As more developments make the switch to electrification, the burden of maintaining aged gas infrastructure necessarily falls on fewer customers. It’s a critical equity challenge, White says, to make sure that economically vulnerable people aren’t left behind footing the bill for remaining natural gas usage.

Complex Funding Structures

Because affordable housing projects receive public funding, the projects typically have to overcome more regulatory hurdles and address more conflicting public policies than private developments. Okamoto says the different rules “dig at each other,” which drives up the costs.

“Since we have public money, we have to design and build perfectly and correctly,” he says.

Ultimately, an EPIC grant from the California Energy Commission provided technical support and consulting along with other financial support to push the all-electric project forward.

Even with these challenges, building electrification represents one of the most promising tools for reducing greenhouse-gas emissions. In neighboring Palo Alto, which is trying to cut carbon emissions by 80% by 2030, a key goal is to switch more than three quarters of single-family homes from gas appliances to ones powered by clean electricity. Electrification is now the city’s top priority when it comes to meeting its green goals.

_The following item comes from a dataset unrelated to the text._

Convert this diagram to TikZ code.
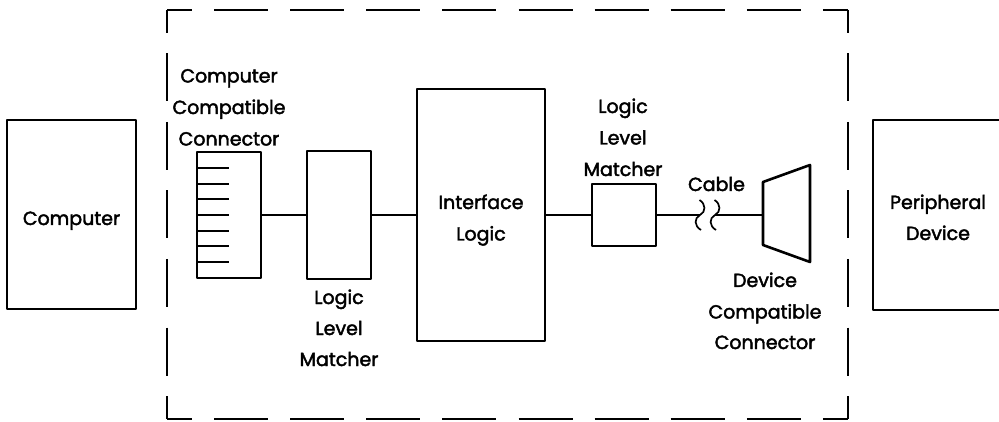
\documentclass[tikz,border=0pt]{standalone}
\usepackage{fontspec}
\setmainfont{Poppins}
\newfontfamily\lblfont{Poppins}[FakeBold=2.2]
\begin{document}
\begin{tikzpicture}[x=1pt,y=-1pt,
  box/.style={draw, line width=2.6pt, inner sep=0pt, line join=round},
  wire/.style={line width=1.5pt},
  tick/.style={line width=1.8pt},
  lbl/.style={anchor=base, font=\lblfont\fontsize{19}{19}\selectfont, inner sep=0pt},
  dashh/.style={line width=1.8pt, dash pattern=on 54pt off 22.1pt, dash phase=29pt},
  dashv/.style={line width=1.8pt, dash pattern=on 48pt off 20.5pt, dash phase=25pt},
  ]
\useasboundingbox (0,0) rectangle (999,422);
\clip (0,0) rectangle (999,422);

% dashed enclosure
\coordinate (tl) at (167,10);
\coordinate (tr) at (848,10);
\coordinate (bl) at (167,419);
\coordinate (br) at (848,419);
\draw[dashh] (tl) -- (tr);
\draw[dashh] (bl) -- (br);
\draw[dashv] (tl) -- (bl);
\draw[dashv] (tr) -- (br);

% boxes
\node[box, minimum width=129pt, minimum height=189pt] (comp) at (71.5,214.5) {};
\node[box, minimum width=130pt, minimum height=190pt] (peri) at (938,215) {};
\node[box, minimum width=64pt, minimum height=126pt] (conn) at (229,215) {};
\node[box, minimum width=64pt, minimum height=128pt] (m1) at (339,215) {};
\node[box, minimum width=128pt, minimum height=252pt] (il) at (481,215) {};
\node[box, minimum width=64pt, minimum height=62pt] (m2) at (624,215) {};

% connector pins
\foreach \y in {168,183.7,199.4,215,230.7,246.4,262}
  \draw[tick] (197,\y) -- (229,\y);

% device connector (trapezoid)
\draw[box] (763,182) -- (810,165) -- (810,262) -- (763,245) -- cycle;
\coordinate (trapL) at (763,215);

% cable break
\coordinate (sq1) at (700,215);
\coordinate (sq2) at (715,215);
\foreach \dx in {0,15}
  \draw[wire, line width=1.7pt] (699.5+\dx,200) .. controls (706+\dx,204) and (706+\dx,212) .. (700+\dx,215)
     .. controls (694+\dx,218) and (694+\dx,226) .. (701+\dx,230);

% wires
\draw[wire] (conn.east) -- (m1.west);
\draw[wire] (m1.east) -- (il.west);
\draw[wire] (il.east) -- (m2.west);
\draw[wire] (m2.east) -- (sq1);
\draw[wire] (sq2) -- (trapL);

% labels
\node[lbl] (tComp) at (71.5,225) {Computer};
\node[lbl] (tCCC1) at (229,82.5) {Computer};
\node[lbl] (tCCC2) at (229,114) {Compatible};
\node[lbl] (tCCC3) at (229,145.5) {Connector};
\node[lbl] (tM1a) at (339,304) {Logic};
\node[lbl] (tM1b) at (339,335) {Level};
\node[lbl] (tM1c) at (339,366) {Matcher};
\node[lbl] (tIL1) at (481,209) {Interface};
\node[lbl] (tIL2) at (481,240.5) {Logic};
\node[lbl] (tM2a) at (623,113) {Logic};
\node[lbl] (tM2b) at (623,144.5) {Level};
\node[lbl] (tM2c) at (623,176) {Matcher};
\node[lbl] (tCab) at (716.5,191) {Cable};
\node[lbl] (tDev1) at (765,287) {Device};
\node[lbl] (tDev2) at (765,318.5) {Compatible};
\node[lbl] (tDev3) at (765,349) {Connector};
\node[lbl] (tPer1) at (938,209) {Peripheral};
\node[lbl] (tPer2) at (938,240) {Device};
\end{tikzpicture}
\end{document}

In terms of other green goals, statewide pressure to meet the dire immediate need for more affordable housing units still trumps longer term concerns, like East Palo Alto’s vulnerability to sea level rise, when it comes to decisions about how to use space and budget. At Light Tree, utilities and transformers remain in the wet zone at or below ground level. As climate change impacts deepen, affordable housing will remain at the frontlines of complex environmental equity trade offs. 

In the meantime, cities, developers and architects are taking what steps they can toward a more sustainable future.

“If we’re really going to solve this climate crisis, and adapt to this changing world, we have to change fast and the right thing to do is go electric, if it’s based on a renewable grid,” Okamoto says.